E neste dia de conscientização, é importante entendermos que nosso amado País está longe de ser a decantada democracia racial que falsamente se prega há décadas, praticamente como se fosse um paraíso na Terra, um mito artificialmente criado e que propositalmente esconde o enorme racismo estrutural que há séculos subjuga a imensa maioria negra da população brasileira. Muitas vezes, passa despercebido que somos a maior Nação negra fora da África, e apesar de constituírem 56% da população do Brasil, sua maioria portanto indiscutível, apenas 27,7% de negros encontram-se entre os 10% de maior renda per capita do Brasil, extrato dominado por 70,6% de brancos. De outro lado, entre os 10% mais pobres, a equação se inverte, constituindo os negros 75,2% desta parcela mais desassistida, segundo dados oficiais do IBGE.

E como a matemática não mente, outros números estatísticos demonstram de maneira inquestionável a estruturação maligna quase que impermeável deste racismo brasileiro, dissimulado mas altamente excludente: enquanto que os cargos executivos e gerenciais mais altos são dominados por 85,9% de brancos, e apenas 11,9% são ocupados por negros. Outro dado revelador e categórico é o da taxa de homicídios do Brasil, em que 75,7% das vítimas são negras, segundo dados do Ipea de 2020.

 Séculos após séculos, e gerações após gerações, os negros são sistematicamente imobilizados nos mais baixos extratos sociais, e desprovidos das benesses do bem-estar social prometido pela Carta Cidadã, por este racismo estrutural que lhes aprisiona na falta de oportunidades e de condições reais e qualitativas de preparação educacional e profissional para um mundo cada vez mais exigente, tecnológico e que lhes cobra um nível de aprimoramento que paradoxalmente não lhes é disponibilizado desde a sua base.

Mas, se o racismo estrutural fundante da sociedade brasileira foi um processo sóciocultural construído para privilegiar uma parcela em detrimento de uma grande massa negra perpetuamente esquecida, esta estruturação pode e deve ser perfeitamente desconstruída, a partir da consciência de que esta realidade não mais pode ser tolerada. É possível adotar uma nova postura antirracista, no sentido de se promover políticas públicas e medidas concretas e efetivas que acolham e valorizem essa imensa massa da população brasileira para um lugar ao sol, que ela também merece.

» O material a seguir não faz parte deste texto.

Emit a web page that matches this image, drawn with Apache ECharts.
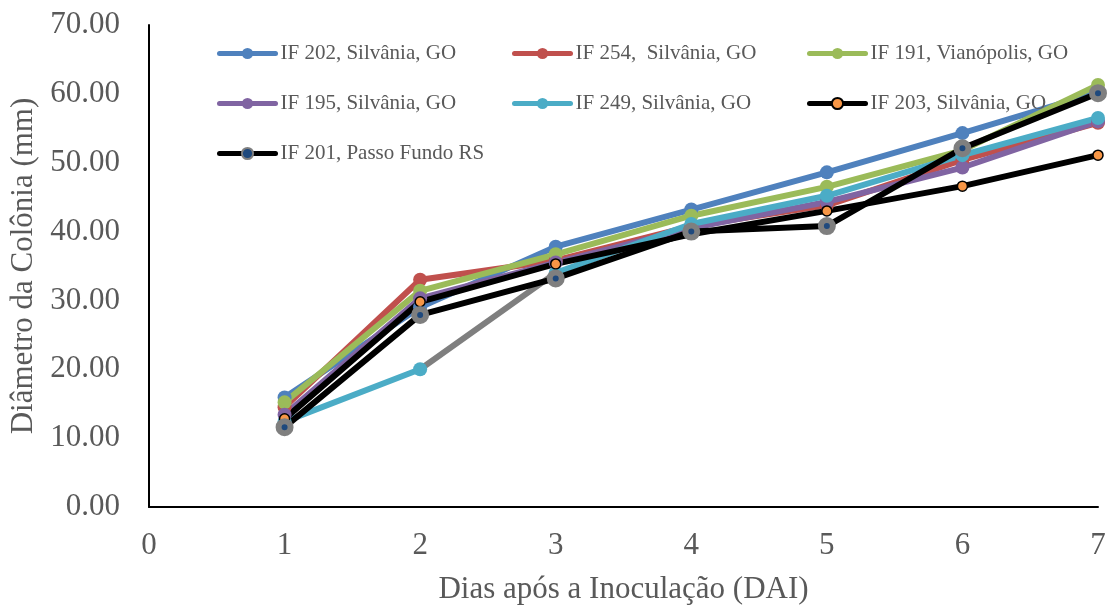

O sol é e deve ser para todos.

Um corajoso exemplo e digno dos mais efusivos elogios neste sentido, é o marcante programa de trainee voltado para negros preparado pelo Magazine Luiza. Corajoso por admitir e reconhecer que esta grande empresa do varejo da nossa economia possui apenas 16% de pessoas negras em suas maiores posições gerenciais e de liderança; e digna de elogios, por efetuar este diagnóstico e abrir-se a uma postura antirracista e a uma solução afirmativa para equalizar as oportunidades de ascensão e liderança na estruturação do grupo empresarial.

Como bem define a conceituada filósofa e acadêmica Djamila Ribeiro, “se o primeiro passo é desnaturalizar o olhar condicionado pelo racismo, o segundo é criar espaços, sobretudo em lugares que pessoas negras não costumam acessar”. Criar condições efetivas de transposição das amarras desta estrutura asfixiante e dar oportunidades, eis um bom primeiro passo antirracista a ser adotado por uma sociedade ainda fortemente marcada à brasa com o ferro da segregação, onde as camadas e posições mais baixas possuem há séculos a negritude como sua cor acentuada e predominante. O racismo estrutural é um debate sobre oportunidades, e não sobre capacidade.

É preciso tirar o racismo estrutural da invisibilidade, é um problema central de uma democracia que ainda precisa democratizar o acesso a oportunidades para todos os seus cidadãos, notadamente aqueles que sempre foram esquecidos. Não se trata de “mimimi”, mas de um novo marco civilizatório que se impõe, dada a evolução dos tempos e da própria humanidade. A sociedade brasileira precisa se assumir como antirracista. Pois, afinal, como sentenciou Guimarães Rosa, “viver é plural”.